Kunstler: Ready, Set, Splat.
As I write, the French stock market (the CAC 40), is doing a grand jeté (up 4.5 percent!) in celebration of Emmanuel Macron’s assumed slaying of the dragon Le Pen. But that was just the first round under the interesting French election system. Consider that two other candidates who were eliminated, Monsieurs Fillon and Mélenchon, got nearly 40 percent of the vote. Are we so sure about where their voters go in the second and final round two weeks from now?
I suspect that most Americans — even the ones who follow Rachel Maddow — are about as interested in French politics as differential calculus. Macron, 36, is a blank slate. He was finance minister under current president François Hollande, of the Socialist Party, but declared during the election campaign that he’s not a socialist, he only wanted to be of service to his country, and this time he ran under his own party, En Marche! He appears to represent the continuation of business-as-usual with the European Union, which seems to put him on the wrong side of history at this crucial moment — if you suppose, as I do, that the EU is so riddled with hopeless financial contradictions and centrifugal political tensions that it is unlikely to persist.
Yet, understandably, people are reluctant to change the system they’re living under. Le Pen wants to blow the EU up, especially the bureaucracy lodged in Brussels that has become a self-serving and self perpetuating monster. Blowing up the EU would necessarily, it seems, mean the end of the European Central Bank, and with it the scams and Ponzi schemes that have provided an appearance of normality, despite an official 10.5 percent unemployment rate in France and a constant chain of public massacres by resident Jihadistas of one sort or another, some of them perpetrated by radical refugees allowed in under EU policy.

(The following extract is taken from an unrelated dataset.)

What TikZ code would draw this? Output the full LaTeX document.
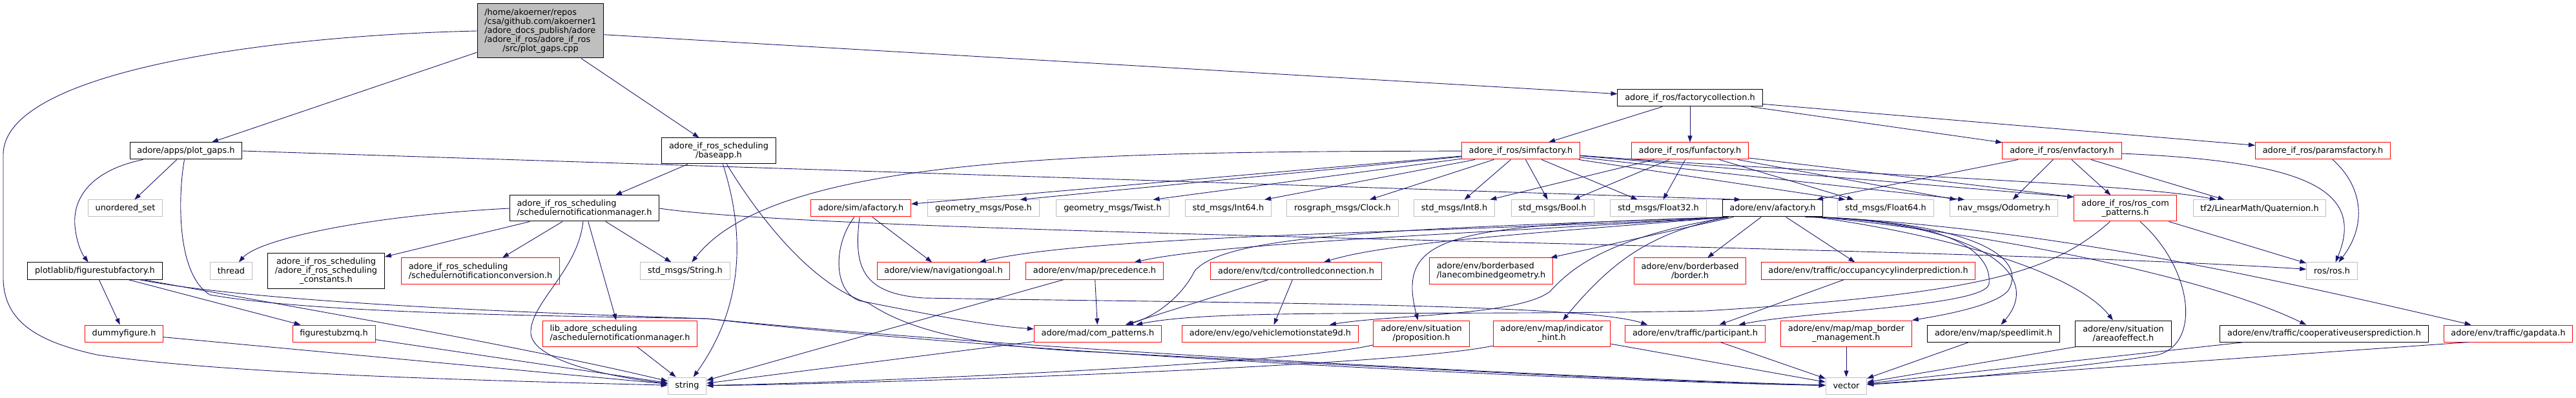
\documentclass[tikz,border=0pt]{standalone}
\usepackage{fontspec}
\setmainfont{DejaVu Sans}
\usepackage{tikz}
\usetikzlibrary{arrows.meta}

\definecolor{linkblue}{HTML}{191970}
\definecolor{boxgray}{HTML}{BFBFBF}
\definecolor{boxred}{HTML}{FF0000}
\newcommand{\doxfont}{\fontsize{12.9}{14}\selectfont}

\begin{document}
\begin{tikzpicture}[
    x=1pt, y=-1pt,
    incl/.style={draw=black, fill=white, line width=1pt, font=\doxfont, inner xsep=11.3pt, inner ysep=1pt, minimum height=26pt, align=center},
    redincl/.style={incl, draw=boxred},
    sysincl/.style={incl, draw=boxgray},
    mainincl/.style={incl, fill=boxgray, minimum height=84pt, align=left},
    twoline/.style={minimum height=40pt},
    threeline/.style={minimum height=54pt},
    arrow/.style={-{Triangle[length=10pt, width=7pt]}, draw=linkblue, line width=0.9pt}
]
\fill[white] (0,0) rectangle (3989,617);
\useasboundingbox (0,0) rectangle (3989,617);

% source file and first level
\node[mainincl] (main) at (837,48) {/home/akoerner/repos\\/csa/github.com/akoerner1\\/adore\_docs\_publish/adore\\/adore\_if\_ros/adore\_if\_ros\\\hspace*{28pt}/src/plot\_gaps.cpp};
\node[incl] (factcoll) at (2617,152) {adore\_if\_ros/factorycollection.h};

\node[incl] (plotgaps) at (288,234) {adore/apps/plot\_gaps.h};
\node[incl, twoline] (baseapp) at (1113,234) {adore\_if\_ros\_scheduling\\/baseapp.h};
\node[redincl] (simfac) at (2355,234) {adore\_if\_ros/simfactory.h};
\node[redincl] (funfac) at (2617,234) {adore\_if\_ros/funfactory.h};
\node[redincl] (envfac) at (3193,234) {adore\_if\_ros/envfactory.h};
\node[redincl] (paramsfac) at (3597,234) {adore\_if\_ros/paramsfactory.h};

% third rank
\node[sysincl] (unordset) at (194,323) {unordered\_set};
\node[incl, twoline, align=left] (schedmgr) at (905,323) {adore\_if\_ros\_scheduling\\/schedulernotificationmanager.h};
\node[redincl] (simafac) at (1333,323) {adore/sim/afactory.h};
\node[sysincl] (pose) at (1523,323) {geometry\_msgs/Pose.h};
\node[sysincl] (twist) at (1723,323) {geometry\_msgs/Twist.h};
\node[sysincl] (int64) at (1902,323) {std\_msgs/Int64.h};
\node[sysincl] (clock) at (2079,323) {rosgraph\_msgs/Clock.h};
\node[sysincl] (int8) at (2252,323) {std\_msgs/Int8.h};
\node[sysincl] (bool) at (2404,323) {std\_msgs/Bool.h};
\node[sysincl] (float32) at (2568,323) {std\_msgs/Float32.h};
\node[incl] (envafac) at (2745,323) {adore/env/afactory.h};
\node[sysincl] (float64) at (2920,323) {std\_msgs/Float64.h};
\node[sysincl] (odom) at (3103,323) {nav\_msgs/Odometry.h};
\node[redincl, twoline] (roscom) at (3291,323) {adore\_if\_ros/ros\_com\\\_patterns.h};
\node[sysincl] (quat) at (3499,323) {tf2/LinearMath/Quaternion.h};

% fourth rank
\node[incl] (figstub) at (147,420) {plotlablib/figurestubfactory.h};
\node[sysincl] (thread) at (358,420) {thread};
\node[incl, threeline] (sconst) at (505,420) {adore\_if\_ros\_scheduling\\/adore\_if\_ros\_scheduling\\\_constants.h};
\node[redincl, twoline, align=left] (sconv) at (744,420) {adore\_if\_ros\_scheduling\\/schedulernotificationconversion.h};
\node[sysincl] (strmsg) at (1061,420) {std\_msgs/String.h};
\node[redincl] (navgoal) at (1461,420) {adore/view/navigationgoal.h};
\node[redincl] (preced) at (1695,420) {adore/env/map/precedence.h};
\node[redincl] (ctrlconn) at (2007,420) {adore/env/tcd/controlledconnection.h};
\node[redincl, twoline, align=left] (lanecomb) at (2309,420) {adore/env/borderbased\\/lanecombinedgeometry.h};
\node[redincl, twoline] (border) at (2617,420) {adore/env/borderbased\\/border.h};
\node[redincl] (occupancy) at (2893,420) {adore/env/traffic/occupancycylinderprediction.h};
\node[sysincl] (rosh) at (3611,420) {ros/ros.h};

% fifth rank
\node[redincl] (dummyfig) at (192,517) {dummyfigure.h};
\node[redincl] (figzmq) at (517,517) {figurestubzmq.h};
\node[redincl, twoline, align=left] (aschedmgr) at (960,517) {lib\_adore\_scheduling\\/aschedulernotificationmanager.h};
\node[redincl] (compat) at (1700,517) {adore/mad/com\_patterns.h};
\node[redincl] (vehmot) at (1967,517) {adore/env/ego/vehiclemotionstate9d.h};
\node[redincl, twoline] (propos) at (2201,517) {adore/env/situation\\/proposition.h};
\node[redincl, twoline] (indhint) at (2403,517) {adore/env/map/indicator\\\_hint.h};
\node[redincl] (partic) at (2625,517) {adore/env/traffic/participant.h};
\node[redincl, twoline] (mapborder) at (2859,517) {adore/env/map/map\_border\\\_management.h};
\node[incl] (speedlim) at (3087,517) {adore/env/map/speedlimit.h};
\node[incl, twoline] (aoe) at (3288,517) {adore/env/situation\\/areaofeffect.h};
\node[incl] (coop) at (3599,517) {adore/env/traffic/cooperativeusersprediction.h};
\node[redincl] (gapdata) at (3884,517) {adore/env/traffic/gapdata.h};

% system headers at the bottom
\node[sysincl] (string) at (1064,598) {string};
\node[sysincl] (vector) at (2859,598) {vector};

% source file
\draw[arrow] (main) -- (plotgaps);
\draw[arrow] (main) -- (baseapp);
\draw[arrow] (main) -- (factcoll);
\draw[arrow] (main.west) .. controls (420,55) and (5,110) .. (5,240) -- (5,430)
    .. controls (5,500) and (60,530) .. (150,550) .. controls (350,580) and (750,590) .. (string);

% plot_gaps.h
\draw[arrow] (plotgaps) -- (unordset);
\draw[arrow] (plotgaps) .. controls (150,262) and (112,300) .. (116,350) .. controls (119,380) and (128,395) .. (figstub);
\draw[arrow] (plotgaps.east) -- ([xshift=29pt]envafac.north west);
\draw[arrow] (plotgaps) .. controls (276,300) and (272,425) .. (325,457) .. controls (500,488) and (900,490) .. (1095,494)
    .. controls (1600,545) and (2500,588) .. (vector);

% plotlablib
\draw[arrow] (figstub) -- (dummyfig);
\draw[arrow] (figstub) -- (figzmq);
\draw[arrow] (figstub) .. controls (450,475) and (800,535) .. (string);
\draw[arrow] (figstub) .. controls (400,470) and (850,486) .. (1095,494) .. controls (1600,552) and (2500,592) .. (vector);
\draw[arrow] (dummyfig) -- (string);
\draw[arrow] (figzmq) -- (string);

% scheduling
\draw[arrow] (baseapp) -- (schedmgr);
\draw[arrow] (baseapp) .. controls (1140,320) and (1170,450) .. (string);
\draw[arrow] (baseapp) .. controls (1165,320) and (1250,440) .. (1345,470) .. controls (1405,510) and (1500,537) .. (1700,546)
    .. controls (2200,572) and (2600,593) .. (vector);
\draw[arrow] (schedmgr.west) .. controls (560,335) and (400,372) .. (thread);
\draw[arrow] (schedmgr) -- (sconst);
\draw[arrow] (schedmgr) -- (sconv);
\draw[arrow] (schedmgr) -- (strmsg);
\draw[arrow] (schedmgr) -- (aschedmgr);
\draw[arrow] (schedmgr) .. controls (895,420) and (820,470) .. (822,517) .. controls (825,560) and (950,585) .. (string);
\draw[arrow] (schedmgr.east) .. controls (1300,365) and (3000,380) .. (rosh);
\draw[arrow] (aschedmgr) -- (string);

% factories
\draw[arrow] (factcoll) -- (simfac);
\draw[arrow] (factcoll) -- (funfac);
\draw[arrow] (factcoll) -- (envfac);
\draw[arrow] (factcoll) -- (paramsfac);

\draw[arrow] (simfac) .. controls (1700,235) and (1200,240) .. (strmsg);
\draw[arrow] (simfac) -- (simafac);
\draw[arrow] (simfac) -- ([xshift=-30pt]pose.north east);
\draw[arrow] (simfac) -- ([xshift=-25pt]twist.north east);
\draw[arrow] (simfac) -- ([xshift=-11pt]int64.north east);
\draw[arrow] (simfac) -- (clock);
\draw[arrow] (simfac) -- (int8);
\draw[arrow] (simfac) -- (bool);
\draw[arrow] (simfac) -- (float32);
\draw[arrow] (simfac) -- ([xshift=12pt]float64.north west);
\draw[arrow] (simfac) -- ([xshift=23pt]odom.north west);
\draw[arrow] (simfac) -- ([yshift=-3pt]roscom.north west);
\draw[arrow] (simfac) .. controls (2800,268) and (3300,283) .. (quat);

\draw[arrow] (funfac) -- (int8);
\draw[arrow] (funfac) -- (bool);
\draw[arrow] (funfac) -- (float32);
\draw[arrow] (funfac) -- ([xshift=25pt]float64.north west);
\draw[arrow] (funfac) -- (odom);
\draw[arrow] (funfac) -- ([yshift=-3pt]roscom.north west);

\draw[arrow] (envfac) -- (envafac);
\draw[arrow] (envfac) -- (odom);
\draw[arrow] (envfac) -- (roscom);
\draw[arrow] (envfac) -- ([xshift=49pt]quat.north west);
\draw[arrow] (envfac) .. controls (3560,250) and (3665,290) .. (rosh);
\draw[arrow] (paramsfac) .. controls (3660,290) and (3665,350) .. (rosh);

\draw[arrow] (roscom) -- (rosh);
\draw[arrow] (roscom) .. controls (3180,420) and (3080,455) .. (2640,482) .. controls (2200,490) and (1880,478) .. ([xshift=-40pt]compat.north east);
\draw[arrow] (roscom) .. controls (3400,420) and (3410,545) .. (3330,552) .. controls (3200,572) and (3000,590) .. (vector);

% adore/env/afactory.h
\draw[arrow] ([xshift=10pt]envafac.south west) .. controls (2300,360) and (1700,362) .. (navgoal);
\draw[arrow] ([xshift=10pt]envafac.south west) .. controls (2300,362) and (1900,375) .. (preced);
\draw[arrow] ([xshift=10pt]envafac.south west) .. controls (2400,360) and (2150,375) .. (ctrlconn);
\draw[arrow] (envafac) -- (lanecomb);
\draw[arrow] (envafac) -- (border);
\draw[arrow] (envafac) -- (occupancy);
\draw[arrow] ([xshift=10pt]envafac.south west) .. controls (2200,355) and (1900,360) .. (1850,420) .. controls (1830,460) and (1790,490) .. (compat);
\draw[arrow] ([xshift=10pt]envafac.south west) .. controls (2480,370) and (2430,420) .. (2400,452) .. controls (2350,490) and (2150,488) .. ([xshift=-45pt]vehmot.north east);
\draw[arrow] ([xshift=10pt]envafac.south west) .. controls (2250,350) and (2160,360) .. (propos);
\draw[arrow] ([xshift=10pt]envafac.south west) .. controls (2560,360) and (2500,400) .. (indhint);
\draw[arrow] ([xshift=-28pt]envafac.south east) .. controls (3020,340) and (3085,390) .. (3080,440) .. controls (3075,475) and (2800,482) .. (partic);
\draw[arrow] ([xshift=-20pt]envafac.south east) .. controls (3060,345) and (3140,400) .. (3110,450) .. controls (3090,475) and (3000,490) .. (mapborder.north east);
\draw[arrow] ([xshift=-15pt]envafac.south east) .. controls (3050,345) and (3170,420) .. (speedlim);
\draw[arrow] ([xshift=-12pt]envafac.south east) .. controls (3050,370) and (3220,430) .. (aoe);
\draw[arrow] ([xshift=-5pt]envafac.south east) .. controls (3100,365) and (3420,430) .. (coop);
\draw[arrow] (envafac.south east) .. controls (3150,355) and (3450,415) .. (gapdata);

% adore/sim/afactory.h
\draw[arrow] (simafac) -- (navgoal);
\draw[arrow] (simafac) .. controls (1290,380) and (1290,450) .. (1330,466) .. controls (1450,490) and (1530,505) .. (compat);
\draw[arrow] (simafac) .. controls (1320,420) and (1340,455) .. (1430,462) .. controls (1900,470) and (2450,470) .. ([xshift=35pt]partic.north west);

% lower levels
\draw[arrow] (preced) -- (compat);
\draw[arrow] (preced) -- (string);
\draw[arrow] (ctrlconn) -- (compat);
\draw[arrow] (ctrlconn) -- (vehmot);
\draw[arrow] (occupancy) -- (partic);
\draw[arrow] (compat) -- (string);
\draw[arrow] (propos) .. controls (2000,565) and (1300,594) .. (string);
\draw[arrow] (indhint) .. controls (2150,570) and (1300,596) .. (string);
\draw[arrow] (indhint) -- (vector);
\draw[arrow] (partic) -- (vector);
\draw[arrow] (mapborder) -- (vector);
\draw[arrow] (speedlim) -- (vector);
\draw[arrow] ([xshift=2pt]aoe.south west) -- (vector);
\draw[arrow] (coop) -- (vector);
\draw[arrow] ([xshift=39pt]gapdata.south west) -- (vector);

\end{tikzpicture}
\end{document}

Macron might serve the interests of the American Deep State, which is determined to drive a wedge between Europe and the Chinese-Russian-Iranian “silk road” economic bloc that would consolidate trade in the Eastern Hemisphere. The US wants “the West” to remain what it had been for seventy years: the dominant posse. Even if the underlying conditions remained the same, this might not be possible.
But those underlying conditions are changing, and in ways that much of the political maneuvering across the West cannot alter, or even comprehend, for instance, the inability of these mature industrial economies to grow anymore. That is largely a function of the end of affordable energy. Unfortunately, the absence of growth portends not stagnation but collapse as society fails to generate enough new wealth to pay its debts.
Now, we’ve seen a pretty impressive demonstration of advanced nations playing financial games to cover up this corrosive condition. But the dishonesty at work is pretty obvious, and the problem with dishonesty in financial affairs is that it represents unreality. The accrued momentum in colossal sums of money flowing this way and that way has allowed unreality to reign in international finance for a while. But that is now flying apart. The ultimate reality, politicians and economists will soon discover, is that you can’t create your own reality.
So whatever you think now about the French election, or the fate of the EU, is liable to change as the great debt crack-up our time finally gets underway and suddenly every nation has to scramble desperately to keep its shit together. That magic moment may be at hand this week as the US congress returns from Easter recess to face its budget and debt ceiling dilemmas. If the credit-worthiness of this country takes a wrong turn, it will upset the global currency system. In fact, it will rip a hole in financial time-and-space into which the presumed value of all sorts of things represented on paper and computer drives will disappear, never to be seen again.